Es que, como expresa en su poema a la Quinta Internacional, Maiakovski buscaba, tras la revolución social, la del espíritu: un nuevo orden de vida, un nuevo arte. En ese texto, que le tomó años de trabajo, planteaba consecuentemente la importancia de eliminar de la literatura la efusión sentimentaloide y la belleza. Retomaba así algunas de las propuestas de los primeros manifiestos, que a su vez replicaban muchos de los lineamientos del movimiento vanguardista iniciado en 1909 por F. T. Marinetti (a quien Maiakovski detestaba): el entusiasmo por la máquina, el impulso vitalista, esperanzado, el desprecio por la tradición y la exaltación de lo nuevo y de la juventud, de una violencia alegre y renovadora. En los poemas reunidos en este libro, entre los que se encuentran el extenso y descomunal «De esto» y el frágil y magnífico «Lo inconcluso», se puede percibir el carácter rupturista de Maiakovski (que se despacha contra Pushkin y se burla de Tolstoi), pero también la continuidad de muchos de los elementos centrales de la luminosa tradición del simbolismo ruso y del romanticismo.

Ese choque, tan profundamente moderno, se reafirma en su individualismo radical, que se cuela en su obra como un intruso. Si el comunismo cantaba a las multitudes obreras en las plazas, en el campo, en las fábricas, el poeta luchaba, al mismo tiempo, por encarnar un ideal que se le rebelaba. Su obsesión por hacer cantos para el pueblo y su reticencia a renunciar a su genio son los dos extremos siempre en tensión en su obra, que a él le gustaba declamar con voz clara y enérgica, vistiendo la blusa amarilla de los proletarios.
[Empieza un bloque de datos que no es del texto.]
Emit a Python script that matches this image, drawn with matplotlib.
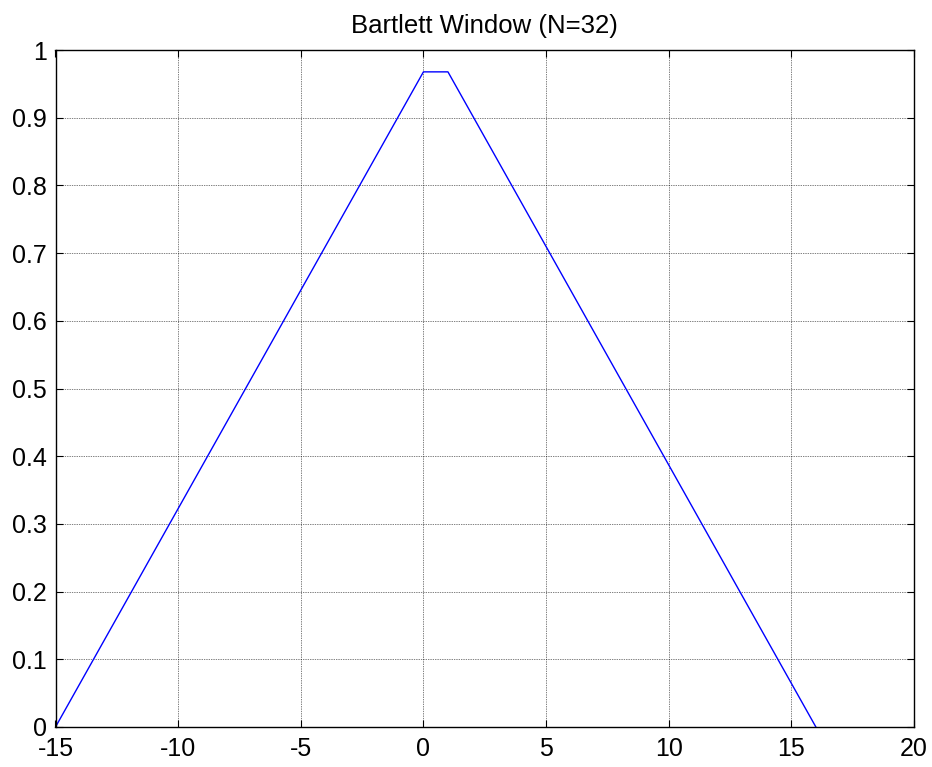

Esa voluntad de crear un lenguaje nuevo, que rompiera con la herencia anquilosada, que le trajo innumerables problemas con el régimen, se ve en este volumen en el uso libérrimo del espacio de la página, en los impredecibles sustantivos compuestos, en la exaltación de un yo patético, en la delicada ironía con la que denuncia la doble moral imperante: «Dicen, — / ¡que mis temas son muy p-e-r-s-o-n-a-les! / Entre nous… / para que el censor / no se encorajine — / les contaré — / hay rumores / de que vieron paseando / hasta a dos / miembros enamorados / del Comité Central Ejecutivo».

Así, entre el poeta al servicio de la revolución, escritor de panfletos y poemas épicos, y el lírico, hay una auténtica lucha de contrarios: porque, si el futurismo busca «el lenguaje exacto / y desnudo», la poesía persiste y, más allá de los preceptos (autoasumidos o impuestos), la verdad, cuando es suficientemente fuerte (y no lo será siempre) irrumpe en la vida, la interrumpe, bajo la forma de la melancolía o del sueño, de la tristeza o del amor, porque amar, ese quiebre, significa «entrar corriendo / al fondo del patio / y seguir la noche entera / hachando leña / con un hacha reluciente / como jugueteando / con la propia / fuerza».